Vulnerability to populism leads to external intervention

Thus, South Africa’s polity and society are leaderless. This weakness has been exhibited in many ways. Under Mandela the ANC’s leadership elite bowed entirely to his leadership and his vision of a harmonious rainbow nation. But as soon as this was replaced by Mbeki’s naked appeals to race, equal fealty was given to that.

Even when Mbeki’s Aids denialism cost hundreds of thousands of African lives, no voices were raised against this policy. Similarly, even as Zuma allowed the state to be captured by a family of foreign origin, there was no open dissent from within the ANC. In effect, the entire ruling group was a completely malleable supplicant for patronage. A more self-confident and cohesive ruling group with a clearer sense of the national interest would have held these different leaders to act within its own terms.

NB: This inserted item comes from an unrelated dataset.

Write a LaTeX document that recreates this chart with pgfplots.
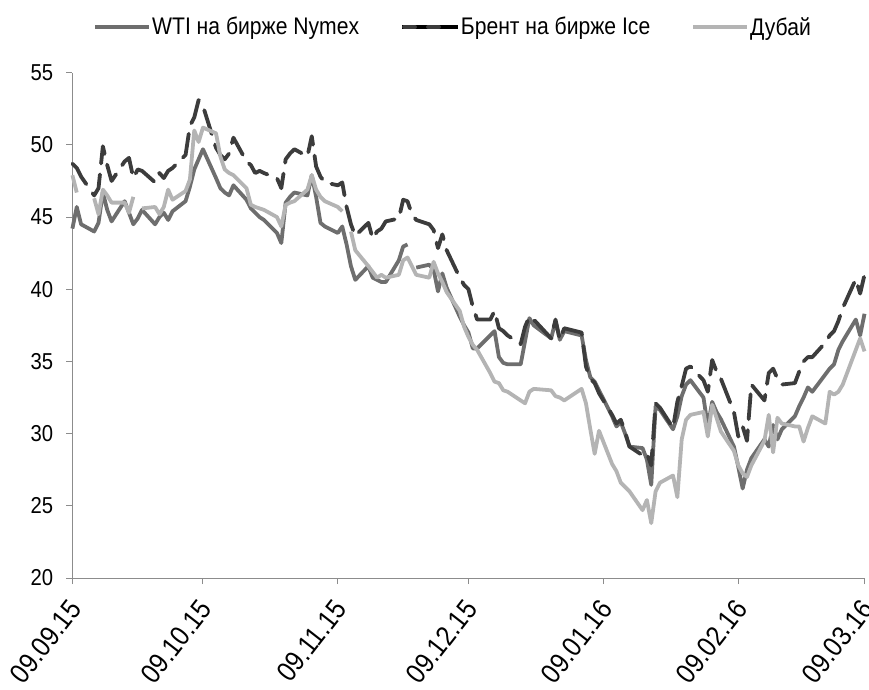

Because the ruling group is so weak it is extremely vulnerable to populist appeals of any kind, so that the tiny EFF has had no difficulty in continually destabilising government and driving it along whichever paths it chooses. A stronger and more self-confident leadership would dismiss such marginal actors with contempt. It is this vulnerability to populism that explains why the ANC leadership has ended up espousing a set of policies that it knows would ruin the country.

This leaderless nature of the South African polity is thus the reason why the ANC government is blundering along so blindly, apparently incapable of carrying out the structural reforms that the world has been trying to press on South Africa for a decade or more. Indeed, the government has even proved incapable of achieving the far lesser goal of fiscal consolidation. Year after year it has promised lower budget deficits – and then failed to produce them. Inevitably, this weakness means that, once again, South Africa finds itself trapped within a political prison of its own making.